The grant will focus on plate-and-frame heat exchangers, which consist of stacks of plates bolted together to a frame. The hot and cold fluids flow between alternate plates. Each plate has a pattern of obstacles to the flow embossed on one side. This helps increase the amount of heat transferred from the hot fluid to the plates, and to the cold fluid flowing through the adjacent plates. 

“The fluid is forced to go through the flow structures inside the plates,” Norato says. “Essentially, you’re putting obstacles to the fluid to force it to mix and spend more time going from the inlet to the outlet of the plate.” 

What these obstacles look like will determine how efficient the heat transfer is. The computational techniques that Norato’s group will formulate will determine the optimal shape and pattern of these obstacles to maximize the heat transfer.
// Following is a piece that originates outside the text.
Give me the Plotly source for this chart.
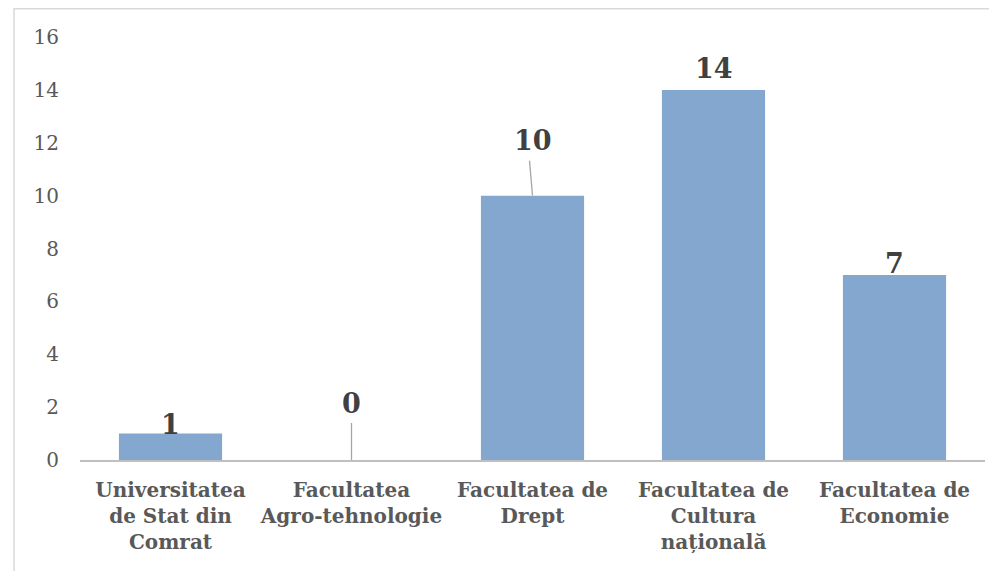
import plotly.graph_objects as go

categories = ["Universitatea<br>de Stat din<br>Comrat", "Facultatea<br>Agro-tehnologie",
              "Facultatea de<br>Drept", "Facultatea de<br>Cultura<br>națională", "Facultatea de<br>Economie"]
values = [1, 0, 10, 14, 7]
y_ticks = [0, 2, 4, 6, 8, 10, 12, 14, 16]

FONT = "DejaVu Serif"

# styling: label pixel lift above bar end, and leader-line length (px) where used
label_lift = [-8, 39, 38, 4, -6]
leader_len = [0, 37, 35, 0, 0]
leader_dx = [0, 0, -3, 0, 0]

fig = go.Figure()
fig.add_trace(go.Bar(
    x=list(range(len(categories))), y=values,
    marker=dict(color="#84A7D0", line=dict(width=0)),
    width=0.57,
))

for i, v in enumerate(values):
    fig.add_annotation(x=i, y=v, text=f"<b>{v}</b>", showarrow=False,
                       xref="x", yref="y", yanchor="bottom", yshift=label_lift[i],
                       font=dict(family=FONT, size=27, color="#404040"))
    if leader_len[i]:
        fig.add_shape(type="line", xref="x", yref="y",
                      xsizemode="pixel", xanchor=i, ysizemode="pixel", yanchor=v,
                      x0=0, y0=0, x1=leader_dx[i], y1=leader_len[i],
                      line=dict(color="#A6A6A6", width=1.3))

# outer chart border
fig.add_shape(type="rect", xref="paper", yref="paper",
              x0=-0.0729, y0=-0.5, x1=1.2, y1=1.0668,
              line=dict(color="#D9D9D9", width=1.5))

fig.update_layout(
    width=997, height=571,
    margin=dict(l=72, r=20, t=29, b=119),
    paper_bgcolor="white", plot_bgcolor="white",
    showlegend=False,
    xaxis=dict(tickmode="array", tickvals=list(range(len(categories))),
               ticktext=[f"<b>{c}</b>" for c in categories],
               range=[-0.5, len(categories) - 0.5], showgrid=False, zeroline=False,
               showline=True, linecolor="#BFBFBF", linewidth=1.5, ticks="",
               ticklabelstandoff=11,
               tickfont=dict(family=FONT, size=20, color="#595959")),
    yaxis=dict(range=[0, 16], tickvals=y_ticks, showgrid=False, zeroline=False,
               showline=False, ticks="", ticklabelstandoff=20,
               tickfont=dict(family=FONT, size=20, color="#595959")),
)

fig.write_html("out.html")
At the same time, the design must ensure the pressure drop the fluid experiences as it flows through a plate is kept to a minimum, and that the plates can sustain the pressure the fluid exerts at the high operating temperatures. 

The researchers are also interested in making the device as small and light as possible, which is especially important in aerospace applications that have space and weight restrictions. 

The project will be conducted in collaboration with Altair Engineering, whose computational fluid dynamics software the researchers will use to simulate the heat transfer and the mechanical behavior of the heat exchanger. 

Norato will also collaborate with researchers from Michigan State University, who have developed an additive manufacturing technique to efficiently 3D print the heat exchanger plates out of a metal alloy that can operate at high temperatures. They will 3D print the plate designs obtained by the computational techniques developed by Norato and test the performance and integrity of the heat exchanger in an experimental setup.